Stated exercise: What is the number of lines containing the word "seaborn"? Give that number alone.

Records with drawing code
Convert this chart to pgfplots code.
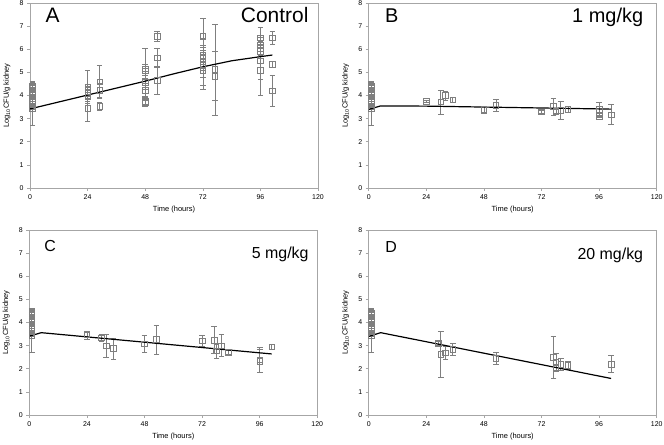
\documentclass[border=0pt]{standalone}
\usepackage{fontspec}
\setmainfont{Liberation Sans}
\usepackage{pgfplots}
\usepackage{pgfplotstable}
\pgfplotsset{compat=1.18}
\definecolor{frame}{HTML}{A6A6A6}
\definecolor{pt}{HTML}{7F7F7F}

\pgfplotstableread{
t v e
1 3.45 0.75
1 3.62 0.2
1 3.75 0.2
1 3.85 0.2
1 3.95 0.2
1 4.05 0.2
1 4.15 0.2
1 4.25 0.2
1 4.35 0.2
1 4.42 0.2
}\base

\pgfplotstableread{
t v e
24 4.38 0.7
24 4.27 0.2
24 4.16 0.2
24 4.02 0.2
24 3.95 0.2
24 3.45 0.55
29 4.6 0.72
29 4.22 0.3
29 3.53 0.17
48 5.16 0.9
48 5.06 0.3
48 4.58 0.3
48 4.22 0.3
48 3.75 0.2
48 3.69 0.15
53 6.56 0.23
53 5.63 0.4
53 4.65 0.6
72 6.55 0.8
72 5.75 0.4
72 5.6 0.5
72 5.46 1.0
72 5.3 0.5
72 5.1 0.85
77 5.12 1.98
77 4.84 1.05
96 6.5 0.45
96 6.2 0.3
96 6.05 0.3
96 5.9 0.3
96 5.5 0.8
96 5.1 1.1
101 6.5 0.28
101 5.35 0.15
101 4.2 0.66
}\dataA

\pgfplotstableread{
t v e
24 3.75 0.05
30 3.72 0.52
32 4.0 0.2
35 3.82 0.1
48 3.4 0.15
53 3.57 0.27
72 3.29 0.05
77 3.53 0.37
78 3.31 0.1
80 3.36 0.4
83 3.4 0.12
96 3.4 0.3
96 3.1 0.05
101 3.17 0.43
}\dataB

\pgfplotstableread{
t v e
24 3.46 0.18
30 3.34 0.17
32 3.0 0.5
35 2.88 0.45
48 3.08 0.38
53 3.27 0.63
72 3.21 0.25
77 3.24 0.58
78 2.77 0.3
80 3.0 0.48
83 2.71 0.1
96 2.39 0.53
96 2.33 0.5
101 2.95 0.1
}\dataC

\pgfplotstableread{
t v e
29 3.1 0.1
30 2.62 0.98
32 2.69 0.27
35 2.84 0.25
53 2.45 0.27
77 2.49 0.9
78 2.28 0.4
78 2.05 0.1
80 2.19 0.25
83 2.16 0.18
101 2.2 0.37
}\dataD

\pgfplotsset{
  panel/.style={
    scale only axis, width=288bp, height=185bp, anchor=south west,
    xmin=0, xmax=120, ymin=0, ymax=8,
    xtick={0,24,...,120}, ytick={0,1,...,8},
    axis line style={frame, line width=0.8pt},
    tick style={frame, line width=0.6pt},
    tick align=outside, major tick length=3bp,
    xtick pos=left, ytick pos=left,
    /pgf/number format/assume math mode=true,
    ticklabel style={font=\fontsize{7}{8}\selectfont},
    xlabel={Time (hours)},
    ylabel={Log\textsubscript{10}CFU/g kidney},
    label style={font=\fontsize{7.5}{9}\selectfont},
    xlabel style={at={(axis description cs:0.5,-0.119)}, anchor=center},
    ylabel style={at={(axis description cs:-0.08,0.5)}, anchor=center},
    clip=false,
  },
  dat/.style={pt, only marks, mark=square, mark size=2.8bp,
    mark options={pt, fill=none, line width=0.6pt},
    error bars/.cd, y dir=both, y explicit,
    error bar style={pt, line width=0.6pt},
    error mark options={rotate=90, pt, mark size=2.8bp, line width=0.6pt}},
  fit/.style={black, line width=1.2pt, no marks},
}

\begin{document}
\begin{tikzpicture}
\path[use as bounding box] (0,0) rectangle (664bp,445bp);

% A
\begin{axis}[panel, at={(30bp,257bp)}]
\addplot[dat] table[x=t, y=v, y error=e] {\base};
\addplot[dat] table[x=t, y=v, y error=e] {\dataA};
\addplot[fit] coordinates {(0,3.42) (12,3.72) (24,4.02) (36,4.32) (48,4.62) (60,4.94) (72,5.24) (84,5.5) (96,5.68) (101,5.75)};
\node[anchor=base west, font=\fontsize{21}{24}\selectfont] at (rel axis cs:0.042,0.892) {A};
\node[anchor=base east, font=\fontsize{21}{24}\selectfont] at (rel axis cs:0.979,0.892) {Control};
\end{axis}

% B
\begin{axis}[panel, at={(368.7bp,257bp)}]
\addplot[dat] table[x=t, y=v, y error=e] {\base};
\addplot[dat] table[x=t, y=v, y error=e] {\dataB};
\addplot[fit] coordinates {(0,3.4) (5,3.55) (24,3.54) (48,3.5) (72,3.46) (96,3.42) (101,3.41)};
\node[anchor=base west, font=\fontsize{20}{24}\selectfont] at (rel axis cs:0.045,0.892) {B};
\node[anchor=base east, font=\fontsize{20}{24}\selectfont] at (rel axis cs:0.965,0.892) {1 mg/kg};
\end{axis}

% C
\begin{axis}[panel, at={(29.3bp,30bp)}]
\addplot[dat] table[x=t, y=v, y error=e] {\base};
\addplot[dat] table[x=t, y=v, y error=e] {\dataC};
\addplot[fit] coordinates {(0,3.41) (5,3.56) (101,2.64)};
\node[anchor=base west, font=\fontsize{16}{19}\selectfont] at (rel axis cs:0.04,0.885) {C};
\node[anchor=base east, font=\fontsize{16}{19}\selectfont] at (rel axis cs:0.982,0.845) {5 mg/kg};
\end{axis}

% D
\begin{axis}[panel, at={(368.7bp,30bp)}]
\addplot[dat] table[x=t, y=v, y error=e] {\base};
\addplot[dat] table[x=t, y=v, y error=e] {\dataD};
\addplot[fit] coordinates {(0,3.4) (5,3.56) (101,1.58)};
\node[anchor=base west, font=\fontsize{16}{19}\selectfont] at (rel axis cs:0.046,0.881) {D};
\node[anchor=base east, font=\fontsize{16}{19}\selectfont] at (rel axis cs:0.965,0.842) {20 mg/kg};
\end{axis}
\end{tikzpicture}
\end{document}
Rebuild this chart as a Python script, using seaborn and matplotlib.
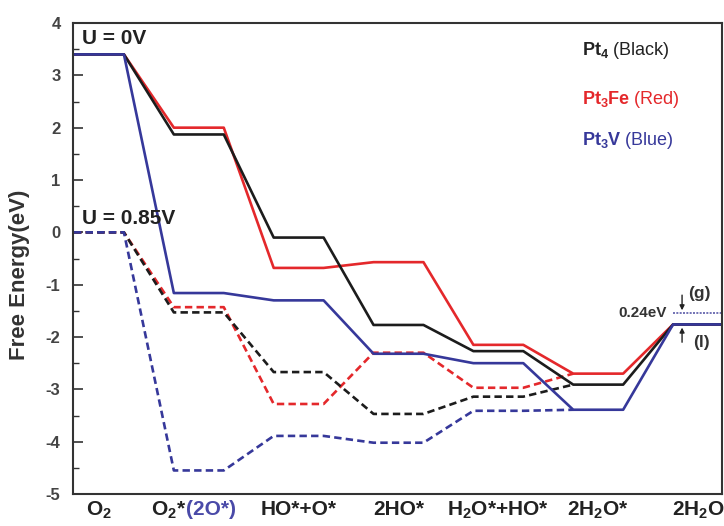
import numpy as np
import pandas as pd
import seaborn as sns
import matplotlib
matplotlib.use("Agg")
import matplotlib.pyplot as plt
import matplotlib.transforms as mtransforms
from matplotlib.ticker import MultipleLocator

# ---------------- data ----------------
states = ["O2", "O2*(2O*)", "HO*+O*", "2HO*", "H2O*+HO*", "2H2O*", "2H2O"]
state_labels = [r"$\mathbf{O_2}$", "", "HO*+O*", "2HO*",
                r"$\mathbf{H_2O}$*+HO*", r"$\mathbf{2H_2O}$*", r"$\mathbf{2H_2O}$"]

pt4_u0 = [3.40, 1.87, -0.10, -1.77, -2.27, -2.91, -1.76]
pt3fe_u0 = [3.40, 2.00, -0.68, -0.57, -2.15, -2.70, -1.76]
pt3v_u0 = [3.40, -1.16, -1.30, -2.32, -2.50, -3.39, -1.76]

pt4_u085 = [0.00, -1.53, -2.67, -3.47, -3.14, -2.91]
pt3fe_u085 = [0.00, -1.43, -3.28, -2.30, -2.97, -2.70]
pt3v_u085 = [0.00, -4.55, -3.89, -4.02, -3.41, -3.39]

h2o_gas = -1.54
yticks = [-5, -4, -3, -2, -1, 0, 1, 2, 3, 4]

BLACK = "#1c1c1c"
RED = "#e4282b"
BLUE = "#36389a"

# ---------------- style ----------------
sns.set_style("white")
plt.rcParams["font.family"] = ["Liberation Sans", "DejaVu Sans"]
plt.rcParams["mathtext.fontset"] = "custom"
plt.rcParams["mathtext.rm"] = "Liberation Sans"
plt.rcParams["mathtext.bf"] = "Liberation Sans:bold"
plt.rcParams["mathtext.it"] = "Liberation Sans:italic"

fig = plt.figure(figsize=(7.24, 5.26), dpi=100)
ax = fig.add_axes([73 / 724, 32 / 526, 649 / 724, 471 / 526])

HW = 0.25  # half width of each level


def step_frame(values, stop_at_last_left=False):
    xs, ys = [], []
    n = len(values)
    for i, v in enumerate(values):
        if stop_at_last_left and i == n - 1:
            xs.append(i - HW)
            ys.append(v)
        else:
            xs.extend([i - HW, i + HW])
            ys.extend([v, v])
    return pd.DataFrame({"x": xs, "y": ys})


lw = 1.9
# dashed (U = 0.85 V)
for vals, col in [(pt3fe_u085, RED), (pt4_u085, BLACK), (pt3v_u085, BLUE)]:
    df = step_frame(vals, stop_at_last_left=True)
    sns.lineplot(data=df, x="x", y="y", sort=False, estimator=None, color=col,
                 lw=lw, dashes=False, ax=ax, linestyle=(0, (2.8, 1.6)))

# solid (U = 0 V)
for vals, col in [(pt3fe_u0, RED), (pt4_u0, BLACK), (pt3v_u0, BLUE)]:
    df = step_frame(vals)
    sns.lineplot(data=df, x="x", y="y", sort=False, estimator=None, color=col,
                 lw=lw, ax=ax)

# gas phase water level (dotted)
last = len(states) - 1
ax.plot([last - HW, last + HW], [h2o_gas, h2o_gas], color="#5a5aa8", lw=1.2,
        linestyle=(0, (1.2, 0.8)))

# ---------------- axes ----------------
XFS = 15
ax.set_xlim(-0.26, 6.24)
ax.set_ylim(-5, 4)
ax.set_xticks(range(len(states)))
ax.set_xticklabels(state_labels, fontsize=XFS, fontweight="bold", color="#222222")
ax.tick_params(axis="x", length=0, pad=4)
ax.set_yticks(yticks)
ax.set_yticklabels([str(t) for t in yticks], fontsize=12, fontweight="bold",
                   color="#444444")
ax.yaxis.set_minor_locator(MultipleLocator(0.5))
ax.tick_params(axis="y", which="major", direction="in", length=7, width=1.2,
               color="#333333", pad=9, left=True, right=False)
ax.tick_params(axis="y", which="minor", direction="in", length=4, width=1.0,
               color="#333333", left=True, right=False)
for s in ax.spines.values():
    s.set_color("#333333")
    s.set_linewidth(1.5)

ax.set_xlabel("")
ax.set_ylabel("Free Energy(eV)", fontsize=16, fontweight="bold", color="#333333")
ax.yaxis.set_label_coords(-0.066, 0.465)

# split label for O2*(2O*)
trans = mtransforms.blended_transform_factory(ax.transData, ax.transAxes)
trans_off = mtransforms.offset_copy(trans, fig=fig, y=-4, units="points")
ax.text(1 - 0.13, 0, r"$\mathbf{O_2}$*", transform=trans_off, ha="right", va="top",
        fontsize=XFS, fontweight="bold", color="#222222")
ax.text(1 - 0.13, 0, "(2O*)", transform=trans_off, ha="left", va="top",
        fontsize=XFS, fontweight="bold", color="#4a4aa8")

# ---------------- annotations ----------------
ax.text(-0.17, 3.71, "U = 0V", fontsize=15, fontweight="bold", color="#222222",
        ha="left", va="center")
ax.text(-0.17, 0.27, "U = 0.85V", fontsize=15, fontweight="bold", color="#222222",
        ha="left", va="center")

ax.text(4.84, 3.47, r"$\mathbf{Pt_4}$ (Black)", fontsize=13, color="#222222",
        ha="left", va="center")
ax.text(4.84, 2.53, r"$\mathbf{Pt_3Fe}$ (Red)", fontsize=13, color=RED,
        ha="left", va="center")
ax.text(4.84, 1.75, r"$\mathbf{Pt_3V}$ (Blue)", fontsize=13, color=BLUE,
        ha="left", va="center")

ax.text(5.69, -1.54, "0.24eV", fontsize=11, fontweight="bold", color="#333333",
        ha="right", va="center")
ax.text(5.90, -1.16, "(g)", fontsize=12.5, fontweight="bold", color="#333333",
        ha="left", va="center")
ax.text(5.95, -2.10, "(l)", fontsize=12.5, fontweight="bold", color="#333333",
        ha="left", va="center")
ax.annotate("", xy=(5.84, -1.49), xytext=(5.84, -1.20),
            arrowprops=dict(arrowstyle="-|>", color="#222222", lw=1.0,
                            mutation_scale=7, shrinkA=0, shrinkB=0))
ax.annotate("", xy=(5.84, -1.82), xytext=(5.84, -2.10),
            arrowprops=dict(arrowstyle="-|>", color="#222222", lw=1.0,
                            mutation_scale=7, shrinkA=0, shrinkB=0))

fig.savefig("out.png", dpi=100)
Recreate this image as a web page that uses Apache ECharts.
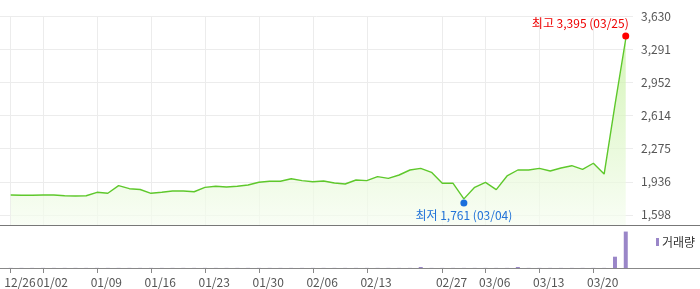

Exercise result: 2